Images should be left out, and everything else in the listing reproduced exactly.

+ + + + + + +

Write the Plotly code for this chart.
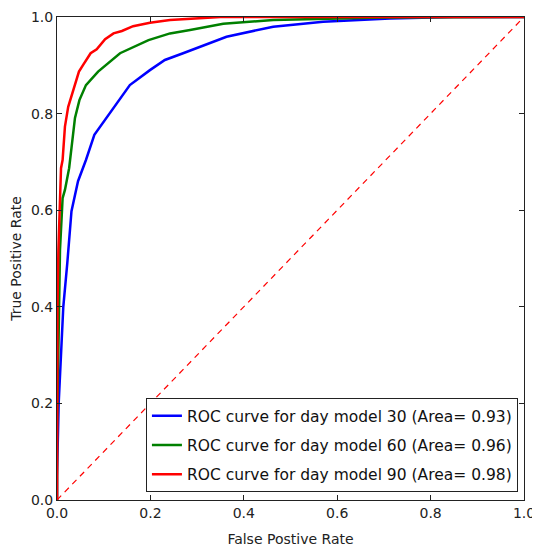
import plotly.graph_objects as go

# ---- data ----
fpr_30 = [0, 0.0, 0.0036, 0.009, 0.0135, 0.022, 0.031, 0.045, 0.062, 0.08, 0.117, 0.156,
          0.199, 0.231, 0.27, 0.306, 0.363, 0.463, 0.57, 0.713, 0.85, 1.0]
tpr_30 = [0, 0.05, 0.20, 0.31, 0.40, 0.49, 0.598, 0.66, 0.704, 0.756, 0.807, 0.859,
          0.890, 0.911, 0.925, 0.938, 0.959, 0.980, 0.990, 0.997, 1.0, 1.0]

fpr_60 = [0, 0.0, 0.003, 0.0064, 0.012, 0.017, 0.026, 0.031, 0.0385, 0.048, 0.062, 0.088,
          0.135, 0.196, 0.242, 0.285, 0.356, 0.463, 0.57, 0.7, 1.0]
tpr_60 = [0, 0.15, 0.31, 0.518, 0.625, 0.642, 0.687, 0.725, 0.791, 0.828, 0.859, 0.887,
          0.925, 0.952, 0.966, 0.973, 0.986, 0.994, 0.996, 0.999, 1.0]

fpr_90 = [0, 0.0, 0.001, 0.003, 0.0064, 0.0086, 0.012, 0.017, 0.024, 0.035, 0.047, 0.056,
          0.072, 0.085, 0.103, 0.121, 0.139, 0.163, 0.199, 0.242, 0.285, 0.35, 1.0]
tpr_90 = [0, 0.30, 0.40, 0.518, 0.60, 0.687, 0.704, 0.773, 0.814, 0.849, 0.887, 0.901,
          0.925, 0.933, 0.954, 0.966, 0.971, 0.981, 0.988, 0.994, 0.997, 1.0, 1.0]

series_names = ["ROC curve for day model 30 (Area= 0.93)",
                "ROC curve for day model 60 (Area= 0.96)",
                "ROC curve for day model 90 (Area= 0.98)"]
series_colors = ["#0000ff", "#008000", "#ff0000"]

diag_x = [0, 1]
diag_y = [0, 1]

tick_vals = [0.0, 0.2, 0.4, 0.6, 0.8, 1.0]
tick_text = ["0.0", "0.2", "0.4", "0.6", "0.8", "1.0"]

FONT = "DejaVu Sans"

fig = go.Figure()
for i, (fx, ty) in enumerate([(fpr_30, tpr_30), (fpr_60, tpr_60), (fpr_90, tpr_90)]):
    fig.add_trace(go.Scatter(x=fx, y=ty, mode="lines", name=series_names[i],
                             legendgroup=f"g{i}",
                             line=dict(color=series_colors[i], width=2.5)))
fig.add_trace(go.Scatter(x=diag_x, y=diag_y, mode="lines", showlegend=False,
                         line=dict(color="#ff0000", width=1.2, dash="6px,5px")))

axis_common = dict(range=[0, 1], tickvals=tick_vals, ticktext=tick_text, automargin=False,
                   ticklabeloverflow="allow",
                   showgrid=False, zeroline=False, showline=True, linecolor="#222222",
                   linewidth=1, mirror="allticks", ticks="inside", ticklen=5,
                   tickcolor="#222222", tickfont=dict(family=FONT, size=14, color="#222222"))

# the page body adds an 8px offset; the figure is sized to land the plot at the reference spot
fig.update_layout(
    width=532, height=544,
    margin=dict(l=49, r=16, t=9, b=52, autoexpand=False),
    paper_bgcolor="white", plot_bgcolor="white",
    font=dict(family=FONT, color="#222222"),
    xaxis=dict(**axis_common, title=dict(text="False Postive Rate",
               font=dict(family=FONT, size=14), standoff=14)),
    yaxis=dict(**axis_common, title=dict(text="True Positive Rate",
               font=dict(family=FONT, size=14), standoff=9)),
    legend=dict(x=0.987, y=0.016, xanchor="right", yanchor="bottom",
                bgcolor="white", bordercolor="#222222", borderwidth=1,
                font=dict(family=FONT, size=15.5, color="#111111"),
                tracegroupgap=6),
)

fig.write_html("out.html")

+ + + + + + +

- FULL OUTPUT:
Write the Plotly code for this chart.
import plotly.graph_objects as go

# ---- data ----
fpr_30 = [0, 0.0, 0.0036, 0.009, 0.0135, 0.022, 0.031, 0.045, 0.062, 0.08, 0.117, 0.156,
          0.199, 0.231, 0.27, 0.306, 0.363, 0.463, 0.57, 0.713, 0.85, 1.0]
tpr_30 = [0, 0.05, 0.20, 0.31, 0.40, 0.49, 0.598, 0.66, 0.704, 0.756, 0.807, 0.859,
          0.890, 0.911, 0.925, 0.938, 0.959, 0.980, 0.990, 0.997, 1.0, 1.0]

fpr_60 = [0, 0.0, 0.003, 0.0064, 0.012, 0.017, 0.026, 0.031, 0.0385, 0.048, 0.062, 0.088,
          0.135, 0.196, 0.242, 0.285, 0.356, 0.463, 0.57, 0.7, 1.0]
tpr_60 = [0, 0.15, 0.31, 0.518, 0.625, 0.642, 0.687, 0.725, 0.791, 0.828, 0.859, 0.887,
          0.925, 0.952, 0.966, 0.973, 0.986, 0.994, 0.996, 0.999, 1.0]

fpr_90 = [0, 0.0, 0.001, 0.003, 0.0064, 0.0086, 0.012, 0.017, 0.024, 0.035, 0.047, 0.056,
          0.072, 0.085, 0.103, 0.121, 0.139, 0.163, 0.199, 0.242, 0.285, 0.35, 1.0]
tpr_90 = [0, 0.30, 0.40, 0.518, 0.60, 0.687, 0.704, 0.773, 0.814, 0.849, 0.887, 0.901,
          0.925, 0.933, 0.954, 0.966, 0.971, 0.981, 0.988, 0.994, 0.997, 1.0, 1.0]

series_names = ["ROC curve for day model 30 (Area= 0.93)",
                "ROC curve for day model 60 (Area= 0.96)",
                "ROC curve for day model 90 (Area= 0.98)"]
series_colors = ["#0000ff", "#008000", "#ff0000"]

diag_x = [0, 1]
diag_y = [0, 1]

tick_vals = [0.0, 0.2, 0.4, 0.6, 0.8, 1.0]
tick_text = ["0.0", "0.2", "0.4", "0.6", "0.8", "1.0"]

FONT = "DejaVu Sans"

fig = go.Figure()
for i, (fx, ty) in enumerate([(fpr_30, tpr_30), (fpr_60, tpr_60), (fpr_90, tpr_90)]):
    fig.add_trace(go.Scatter(x=fx, y=ty, mode="lines", name=series_names[i],
                             legendgroup=f"g{i}",
                             line=dict(color=series_colors[i], width=2.5)))
fig.add_trace(go.Scatter(x=diag_x, y=diag_y, mode="lines", showlegend=False,
                         line=dict(color="#ff0000", width=1.2, dash="6px,5px")))

axis_common = dict(range=[0, 1], tickvals=tick_vals, ticktext=tick_text, automargin=False,
                   ticklabeloverflow="allow",
                   showgrid=False, zeroline=False, showline=True, linecolor="#222222",
                   linewidth=1, mirror="allticks", ticks="inside", ticklen=5,
                   tickcolor="#222222", tickfont=dict(family=FONT, size=14, color="#222222"))

# the page body adds an 8px offset; the figure is sized to land the plot at the reference spot
fig.update_layout(
    width=532, height=544,
    margin=dict(l=49, r=16, t=9, b=52, autoexpand=False),
    paper_bgcolor="white", plot_bgcolor="white",
    font=dict(family=FONT, color="#222222"),
    xaxis=dict(**axis_common, title=dict(text="False Postive Rate",
               font=dict(family=FONT, size=14), standoff=14)),
    yaxis=dict(**axis_common, title=dict(text="True Positive Rate",
               font=dict(family=FONT, size=14), standoff=9)),
    legend=dict(x=0.987, y=0.016, xanchor="right", yanchor="bottom",
                bgcolor="white", bordercolor="#222222", borderwidth=1,
                font=dict(family=FONT, size=15.5, color="#111111"),
                tracegroupgap=6),
)

fig.write_html("out.html")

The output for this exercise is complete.